_Records for this exercise_
## BEGIN
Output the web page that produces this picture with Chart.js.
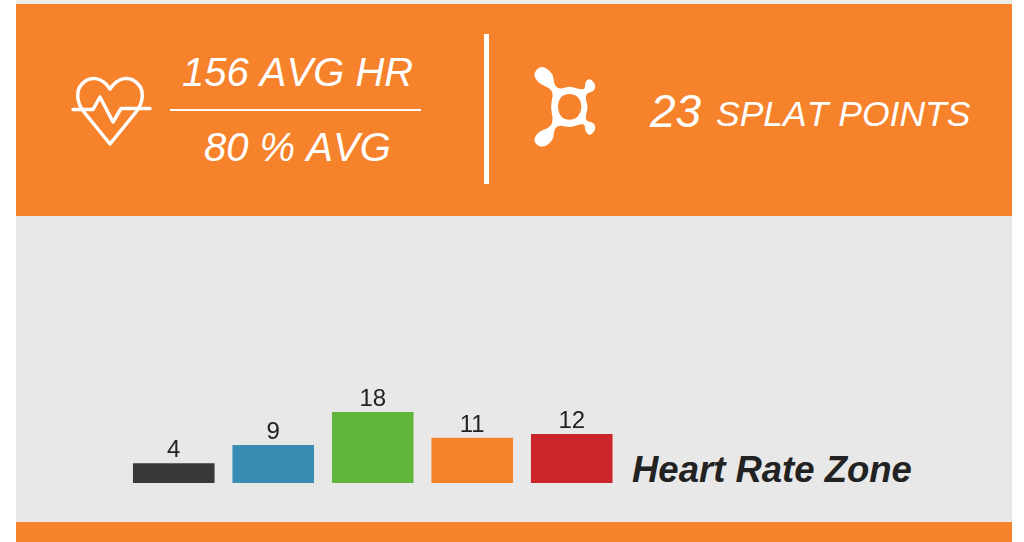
## END
## BEGIN
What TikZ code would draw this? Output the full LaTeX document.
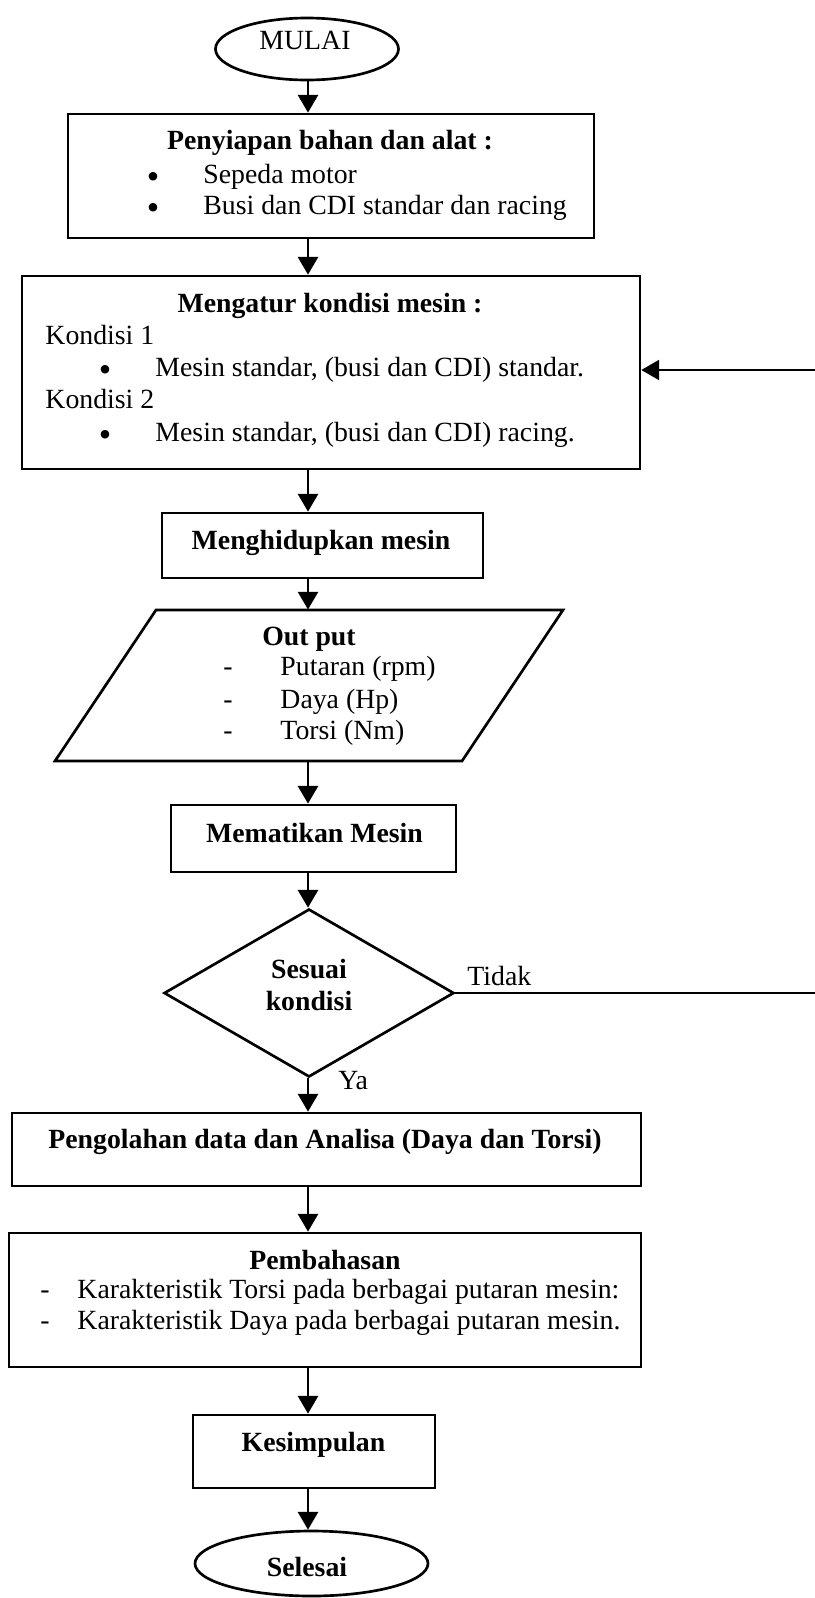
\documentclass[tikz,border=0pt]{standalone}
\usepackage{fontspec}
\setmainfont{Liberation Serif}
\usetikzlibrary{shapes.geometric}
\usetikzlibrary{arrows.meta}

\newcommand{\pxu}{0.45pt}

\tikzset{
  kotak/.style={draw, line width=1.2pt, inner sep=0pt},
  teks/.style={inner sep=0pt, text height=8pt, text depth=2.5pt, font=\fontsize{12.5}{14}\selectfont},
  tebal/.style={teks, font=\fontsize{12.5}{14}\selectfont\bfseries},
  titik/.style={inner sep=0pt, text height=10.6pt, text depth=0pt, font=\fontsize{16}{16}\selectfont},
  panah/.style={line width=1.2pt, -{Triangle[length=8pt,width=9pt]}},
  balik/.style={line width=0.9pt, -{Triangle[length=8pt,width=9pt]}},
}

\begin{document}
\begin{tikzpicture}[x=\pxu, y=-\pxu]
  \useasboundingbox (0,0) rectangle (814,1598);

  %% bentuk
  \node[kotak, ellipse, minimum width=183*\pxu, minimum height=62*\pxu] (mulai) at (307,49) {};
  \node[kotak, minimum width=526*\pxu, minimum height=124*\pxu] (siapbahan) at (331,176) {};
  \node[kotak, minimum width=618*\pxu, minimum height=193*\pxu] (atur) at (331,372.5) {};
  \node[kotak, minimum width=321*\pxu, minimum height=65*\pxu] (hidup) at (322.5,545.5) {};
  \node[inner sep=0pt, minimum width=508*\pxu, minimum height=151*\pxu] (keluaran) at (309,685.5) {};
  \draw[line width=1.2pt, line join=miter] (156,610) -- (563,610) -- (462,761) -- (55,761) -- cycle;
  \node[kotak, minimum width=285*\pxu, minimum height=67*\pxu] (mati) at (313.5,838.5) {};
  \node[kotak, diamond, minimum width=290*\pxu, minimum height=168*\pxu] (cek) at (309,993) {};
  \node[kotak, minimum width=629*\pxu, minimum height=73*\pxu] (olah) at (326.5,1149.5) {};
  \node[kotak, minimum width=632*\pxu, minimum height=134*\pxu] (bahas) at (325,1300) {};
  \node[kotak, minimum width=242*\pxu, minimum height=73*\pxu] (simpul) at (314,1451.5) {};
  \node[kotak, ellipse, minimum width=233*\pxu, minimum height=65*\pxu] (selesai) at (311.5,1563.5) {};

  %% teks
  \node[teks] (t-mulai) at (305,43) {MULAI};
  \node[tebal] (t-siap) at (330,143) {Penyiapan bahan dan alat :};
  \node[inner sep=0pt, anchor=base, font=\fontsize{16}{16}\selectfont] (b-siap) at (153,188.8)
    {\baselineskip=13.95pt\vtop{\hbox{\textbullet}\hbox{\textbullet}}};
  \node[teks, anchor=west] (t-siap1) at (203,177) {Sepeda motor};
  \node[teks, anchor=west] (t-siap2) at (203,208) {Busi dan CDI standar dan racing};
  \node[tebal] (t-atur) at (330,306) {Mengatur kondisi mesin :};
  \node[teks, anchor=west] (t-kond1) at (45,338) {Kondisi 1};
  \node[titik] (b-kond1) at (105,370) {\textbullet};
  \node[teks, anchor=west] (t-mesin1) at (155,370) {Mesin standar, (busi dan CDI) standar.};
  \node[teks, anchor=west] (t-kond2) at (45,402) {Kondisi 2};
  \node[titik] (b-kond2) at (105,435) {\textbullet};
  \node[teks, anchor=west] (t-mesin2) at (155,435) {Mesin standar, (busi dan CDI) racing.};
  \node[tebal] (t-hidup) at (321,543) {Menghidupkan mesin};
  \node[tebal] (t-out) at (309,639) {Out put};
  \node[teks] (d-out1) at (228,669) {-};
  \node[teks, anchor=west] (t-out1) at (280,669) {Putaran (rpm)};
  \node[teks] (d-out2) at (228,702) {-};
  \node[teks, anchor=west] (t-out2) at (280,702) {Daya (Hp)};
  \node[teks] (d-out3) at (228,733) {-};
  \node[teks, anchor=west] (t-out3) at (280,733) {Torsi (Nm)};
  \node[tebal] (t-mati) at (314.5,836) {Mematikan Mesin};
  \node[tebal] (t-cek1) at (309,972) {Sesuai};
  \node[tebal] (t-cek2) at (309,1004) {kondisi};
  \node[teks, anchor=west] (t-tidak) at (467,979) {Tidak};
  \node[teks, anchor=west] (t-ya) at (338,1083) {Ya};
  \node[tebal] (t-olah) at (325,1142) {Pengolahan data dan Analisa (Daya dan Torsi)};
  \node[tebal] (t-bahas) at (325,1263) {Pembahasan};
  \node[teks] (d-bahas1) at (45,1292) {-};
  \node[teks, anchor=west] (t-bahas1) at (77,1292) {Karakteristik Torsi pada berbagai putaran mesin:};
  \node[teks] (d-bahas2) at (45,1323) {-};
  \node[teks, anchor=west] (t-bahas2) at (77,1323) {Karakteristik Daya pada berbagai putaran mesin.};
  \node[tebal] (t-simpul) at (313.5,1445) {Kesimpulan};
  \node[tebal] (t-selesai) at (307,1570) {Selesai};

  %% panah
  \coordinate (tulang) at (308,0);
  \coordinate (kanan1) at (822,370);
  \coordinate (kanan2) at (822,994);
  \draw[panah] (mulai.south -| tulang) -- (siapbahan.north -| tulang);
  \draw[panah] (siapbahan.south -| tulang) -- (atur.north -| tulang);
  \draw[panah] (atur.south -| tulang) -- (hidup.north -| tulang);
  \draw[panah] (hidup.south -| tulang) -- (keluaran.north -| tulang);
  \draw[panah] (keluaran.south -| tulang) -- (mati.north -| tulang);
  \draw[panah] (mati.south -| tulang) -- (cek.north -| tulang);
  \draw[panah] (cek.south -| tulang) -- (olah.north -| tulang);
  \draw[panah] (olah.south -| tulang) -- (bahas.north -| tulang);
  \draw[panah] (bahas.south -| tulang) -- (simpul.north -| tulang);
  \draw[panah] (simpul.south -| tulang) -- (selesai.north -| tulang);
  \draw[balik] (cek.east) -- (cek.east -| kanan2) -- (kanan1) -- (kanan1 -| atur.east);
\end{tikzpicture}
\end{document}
## END
## BEGIN
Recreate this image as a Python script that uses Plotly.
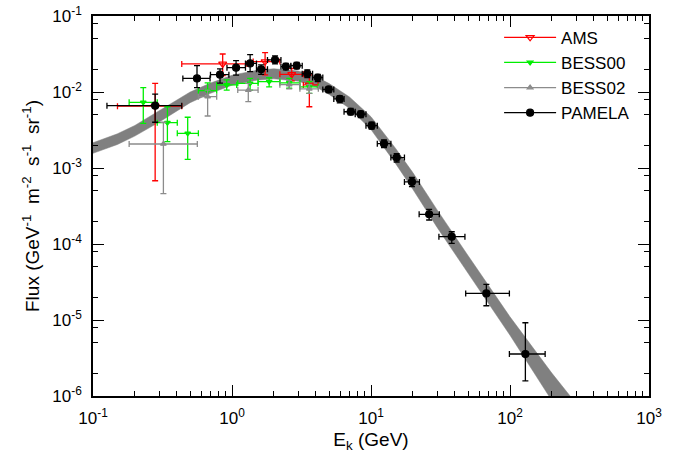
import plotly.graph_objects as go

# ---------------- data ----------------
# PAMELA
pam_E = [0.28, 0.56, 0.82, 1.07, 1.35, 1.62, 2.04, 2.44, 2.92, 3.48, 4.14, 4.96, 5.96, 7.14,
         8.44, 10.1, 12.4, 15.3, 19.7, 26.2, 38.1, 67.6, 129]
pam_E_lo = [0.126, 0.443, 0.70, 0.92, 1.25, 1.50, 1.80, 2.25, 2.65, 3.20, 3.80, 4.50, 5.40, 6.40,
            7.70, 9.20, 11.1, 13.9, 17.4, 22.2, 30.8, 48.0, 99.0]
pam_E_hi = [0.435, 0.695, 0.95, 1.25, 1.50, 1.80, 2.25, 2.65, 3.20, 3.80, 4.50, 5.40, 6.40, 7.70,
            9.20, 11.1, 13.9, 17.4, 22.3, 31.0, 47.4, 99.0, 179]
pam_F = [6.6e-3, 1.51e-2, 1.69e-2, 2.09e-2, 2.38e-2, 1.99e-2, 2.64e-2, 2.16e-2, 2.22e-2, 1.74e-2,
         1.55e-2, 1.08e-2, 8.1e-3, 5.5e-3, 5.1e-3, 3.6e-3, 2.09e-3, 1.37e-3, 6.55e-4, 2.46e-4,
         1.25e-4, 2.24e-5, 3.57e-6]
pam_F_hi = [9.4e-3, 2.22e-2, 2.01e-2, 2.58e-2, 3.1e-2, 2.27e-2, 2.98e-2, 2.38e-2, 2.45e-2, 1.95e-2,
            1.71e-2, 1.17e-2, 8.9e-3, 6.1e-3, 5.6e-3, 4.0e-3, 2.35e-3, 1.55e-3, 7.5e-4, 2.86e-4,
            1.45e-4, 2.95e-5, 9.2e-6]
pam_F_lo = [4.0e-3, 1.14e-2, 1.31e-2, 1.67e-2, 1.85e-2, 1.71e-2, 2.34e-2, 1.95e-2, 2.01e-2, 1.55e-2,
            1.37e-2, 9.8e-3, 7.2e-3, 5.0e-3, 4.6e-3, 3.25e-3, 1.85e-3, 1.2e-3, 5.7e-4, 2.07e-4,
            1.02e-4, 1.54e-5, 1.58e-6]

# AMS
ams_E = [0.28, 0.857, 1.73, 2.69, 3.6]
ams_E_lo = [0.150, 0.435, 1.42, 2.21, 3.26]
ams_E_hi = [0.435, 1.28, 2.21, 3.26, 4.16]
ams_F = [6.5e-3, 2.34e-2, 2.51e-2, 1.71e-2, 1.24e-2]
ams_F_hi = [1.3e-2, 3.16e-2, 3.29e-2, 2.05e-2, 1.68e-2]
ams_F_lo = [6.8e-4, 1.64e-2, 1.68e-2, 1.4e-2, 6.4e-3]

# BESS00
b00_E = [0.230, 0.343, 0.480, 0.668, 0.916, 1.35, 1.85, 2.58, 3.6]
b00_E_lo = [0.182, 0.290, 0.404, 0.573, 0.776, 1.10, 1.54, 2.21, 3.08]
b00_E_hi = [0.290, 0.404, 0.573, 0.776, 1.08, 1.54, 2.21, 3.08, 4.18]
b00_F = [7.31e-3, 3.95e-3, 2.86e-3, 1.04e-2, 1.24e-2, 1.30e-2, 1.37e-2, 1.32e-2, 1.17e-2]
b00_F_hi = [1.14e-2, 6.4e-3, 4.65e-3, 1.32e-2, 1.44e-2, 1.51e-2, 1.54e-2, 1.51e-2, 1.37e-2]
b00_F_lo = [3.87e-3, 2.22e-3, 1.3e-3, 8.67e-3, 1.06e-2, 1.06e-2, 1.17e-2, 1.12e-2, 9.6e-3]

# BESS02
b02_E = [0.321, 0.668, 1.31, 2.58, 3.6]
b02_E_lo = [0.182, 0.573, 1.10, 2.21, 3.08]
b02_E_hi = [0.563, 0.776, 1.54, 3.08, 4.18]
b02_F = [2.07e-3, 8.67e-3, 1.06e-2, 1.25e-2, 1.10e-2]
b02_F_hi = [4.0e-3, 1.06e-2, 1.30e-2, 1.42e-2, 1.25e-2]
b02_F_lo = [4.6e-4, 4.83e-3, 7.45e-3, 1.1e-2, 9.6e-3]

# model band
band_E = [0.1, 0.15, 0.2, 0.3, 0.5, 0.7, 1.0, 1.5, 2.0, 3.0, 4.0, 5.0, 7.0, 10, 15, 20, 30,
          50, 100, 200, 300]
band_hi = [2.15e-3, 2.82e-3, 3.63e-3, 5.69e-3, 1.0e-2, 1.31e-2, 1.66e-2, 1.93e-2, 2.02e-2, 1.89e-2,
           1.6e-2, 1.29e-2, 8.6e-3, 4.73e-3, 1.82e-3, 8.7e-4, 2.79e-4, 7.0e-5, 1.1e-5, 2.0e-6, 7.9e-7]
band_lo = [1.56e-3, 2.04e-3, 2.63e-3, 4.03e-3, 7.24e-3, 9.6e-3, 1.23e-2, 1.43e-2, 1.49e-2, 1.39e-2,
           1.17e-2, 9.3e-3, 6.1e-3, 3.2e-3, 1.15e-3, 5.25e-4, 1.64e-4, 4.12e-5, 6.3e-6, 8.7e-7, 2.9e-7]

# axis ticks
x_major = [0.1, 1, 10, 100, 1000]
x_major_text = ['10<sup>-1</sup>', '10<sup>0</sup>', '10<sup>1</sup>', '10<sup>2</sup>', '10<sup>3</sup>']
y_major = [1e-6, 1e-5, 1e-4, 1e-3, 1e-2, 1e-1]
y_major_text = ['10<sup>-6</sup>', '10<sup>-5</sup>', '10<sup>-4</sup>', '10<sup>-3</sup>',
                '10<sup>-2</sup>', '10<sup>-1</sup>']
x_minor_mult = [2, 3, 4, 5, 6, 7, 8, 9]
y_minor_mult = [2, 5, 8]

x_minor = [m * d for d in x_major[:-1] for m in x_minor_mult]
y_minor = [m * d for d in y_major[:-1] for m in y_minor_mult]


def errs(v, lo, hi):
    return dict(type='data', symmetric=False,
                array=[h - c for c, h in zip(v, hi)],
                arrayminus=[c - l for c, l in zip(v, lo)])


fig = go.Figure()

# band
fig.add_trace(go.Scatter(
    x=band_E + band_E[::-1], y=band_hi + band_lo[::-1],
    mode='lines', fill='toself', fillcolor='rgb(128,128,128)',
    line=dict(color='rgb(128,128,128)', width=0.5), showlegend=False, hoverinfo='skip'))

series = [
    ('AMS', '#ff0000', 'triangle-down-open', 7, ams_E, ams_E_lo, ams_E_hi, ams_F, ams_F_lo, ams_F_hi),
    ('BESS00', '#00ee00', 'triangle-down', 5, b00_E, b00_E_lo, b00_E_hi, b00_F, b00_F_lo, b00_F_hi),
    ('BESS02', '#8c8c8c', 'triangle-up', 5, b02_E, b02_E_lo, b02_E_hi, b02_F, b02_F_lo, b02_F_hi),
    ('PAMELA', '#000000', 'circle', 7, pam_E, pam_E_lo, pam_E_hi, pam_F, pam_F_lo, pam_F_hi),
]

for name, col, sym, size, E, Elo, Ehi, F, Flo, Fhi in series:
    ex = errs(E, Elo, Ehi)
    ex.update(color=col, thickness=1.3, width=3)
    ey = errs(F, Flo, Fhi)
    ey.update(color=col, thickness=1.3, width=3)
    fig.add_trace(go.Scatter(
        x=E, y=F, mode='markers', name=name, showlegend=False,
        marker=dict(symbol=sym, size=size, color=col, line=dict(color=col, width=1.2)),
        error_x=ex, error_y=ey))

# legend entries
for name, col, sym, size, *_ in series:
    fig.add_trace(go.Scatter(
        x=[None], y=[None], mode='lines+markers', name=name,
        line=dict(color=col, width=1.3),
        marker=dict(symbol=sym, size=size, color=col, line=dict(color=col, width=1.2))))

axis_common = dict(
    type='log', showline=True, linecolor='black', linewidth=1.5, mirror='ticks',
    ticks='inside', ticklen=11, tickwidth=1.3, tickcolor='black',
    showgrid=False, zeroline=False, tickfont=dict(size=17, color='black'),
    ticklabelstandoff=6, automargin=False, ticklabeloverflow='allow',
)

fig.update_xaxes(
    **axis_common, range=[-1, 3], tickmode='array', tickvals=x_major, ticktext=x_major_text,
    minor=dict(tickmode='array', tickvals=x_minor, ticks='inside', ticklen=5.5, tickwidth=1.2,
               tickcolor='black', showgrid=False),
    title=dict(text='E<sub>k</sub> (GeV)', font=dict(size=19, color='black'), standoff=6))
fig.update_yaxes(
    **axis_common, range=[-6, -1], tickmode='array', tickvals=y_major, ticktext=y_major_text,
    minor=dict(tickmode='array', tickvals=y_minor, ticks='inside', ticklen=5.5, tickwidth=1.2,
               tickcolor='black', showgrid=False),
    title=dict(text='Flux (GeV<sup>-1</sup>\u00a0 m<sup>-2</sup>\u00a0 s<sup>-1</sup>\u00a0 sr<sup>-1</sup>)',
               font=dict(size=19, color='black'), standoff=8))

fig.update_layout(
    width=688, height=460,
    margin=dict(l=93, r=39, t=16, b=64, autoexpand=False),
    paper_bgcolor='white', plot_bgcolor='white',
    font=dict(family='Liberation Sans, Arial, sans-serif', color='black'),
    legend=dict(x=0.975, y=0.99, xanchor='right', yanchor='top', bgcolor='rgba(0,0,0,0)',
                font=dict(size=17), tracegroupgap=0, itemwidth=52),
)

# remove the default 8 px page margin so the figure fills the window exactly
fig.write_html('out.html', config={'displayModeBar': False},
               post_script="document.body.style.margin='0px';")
## END
Pull out only the lines from the one with "Recreate this image" up to and including the one with "1.17e-2, 1.12e-2, 9.6e-3]", and drop any pictures along the way.

Recreate this image as a Python script that uses Plotly.
import plotly.graph_objects as go

# ---------------- data ----------------
# PAMELA
pam_E = [0.28, 0.56, 0.82, 1.07, 1.35, 1.62, 2.04, 2.44, 2.92, 3.48, 4.14, 4.96, 5.96, 7.14,
         8.44, 10.1, 12.4, 15.3, 19.7, 26.2, 38.1, 67.6, 129]
pam_E_lo = [0.126, 0.443, 0.70, 0.92, 1.25, 1.50, 1.80, 2.25, 2.65, 3.20, 3.80, 4.50, 5.40, 6.40,
            7.70, 9.20, 11.1, 13.9, 17.4, 22.2, 30.8, 48.0, 99.0]
pam_E_hi = [0.435, 0.695, 0.95, 1.25, 1.50, 1.80, 2.25, 2.65, 3.20, 3.80, 4.50, 5.40, 6.40, 7.70,
            9.20, 11.1, 13.9, 17.4, 22.3, 31.0, 47.4, 99.0, 179]
pam_F = [6.6e-3, 1.51e-2, 1.69e-2, 2.09e-2, 2.38e-2, 1.99e-2, 2.64e-2, 2.16e-2, 2.22e-2, 1.74e-2,
         1.55e-2, 1.08e-2, 8.1e-3, 5.5e-3, 5.1e-3, 3.6e-3, 2.09e-3, 1.37e-3, 6.55e-4, 2.46e-4,
         1.25e-4, 2.24e-5, 3.57e-6]
pam_F_hi = [9.4e-3, 2.22e-2, 2.01e-2, 2.58e-2, 3.1e-2, 2.27e-2, 2.98e-2, 2.38e-2, 2.45e-2, 1.95e-2,
            1.71e-2, 1.17e-2, 8.9e-3, 6.1e-3, 5.6e-3, 4.0e-3, 2.35e-3, 1.55e-3, 7.5e-4, 2.86e-4,
            1.45e-4, 2.95e-5, 9.2e-6]
pam_F_lo = [4.0e-3, 1.14e-2, 1.31e-2, 1.67e-2, 1.85e-2, 1.71e-2, 2.34e-2, 1.95e-2, 2.01e-2, 1.55e-2,
            1.37e-2, 9.8e-3, 7.2e-3, 5.0e-3, 4.6e-3, 3.25e-3, 1.85e-3, 1.2e-3, 5.7e-4, 2.07e-4,
            1.02e-4, 1.54e-5, 1.58e-6]

# AMS
ams_E = [0.28, 0.857, 1.73, 2.69, 3.6]
ams_E_lo = [0.150, 0.435, 1.42, 2.21, 3.26]
ams_E_hi = [0.435, 1.28, 2.21, 3.26, 4.16]
ams_F = [6.5e-3, 2.34e-2, 2.51e-2, 1.71e-2, 1.24e-2]
ams_F_hi = [1.3e-2, 3.16e-2, 3.29e-2, 2.05e-2, 1.68e-2]
ams_F_lo = [6.8e-4, 1.64e-2, 1.68e-2, 1.4e-2, 6.4e-3]

# BESS00
b00_E = [0.230, 0.343, 0.480, 0.668, 0.916, 1.35, 1.85, 2.58, 3.6]
b00_E_lo = [0.182, 0.290, 0.404, 0.573, 0.776, 1.10, 1.54, 2.21, 3.08]
b00_E_hi = [0.290, 0.404, 0.573, 0.776, 1.08, 1.54, 2.21, 3.08, 4.18]
b00_F = [7.31e-3, 3.95e-3, 2.86e-3, 1.04e-2, 1.24e-2, 1.30e-2, 1.37e-2, 1.32e-2, 1.17e-2]
b00_F_hi = [1.14e-2, 6.4e-3, 4.65e-3, 1.32e-2, 1.44e-2, 1.51e-2, 1.54e-2, 1.51e-2, 1.37e-2]
b00_F_lo = [3.87e-3, 2.22e-3, 1.3e-3, 8.67e-3, 1.06e-2, 1.06e-2, 1.17e-2, 1.12e-2, 9.6e-3]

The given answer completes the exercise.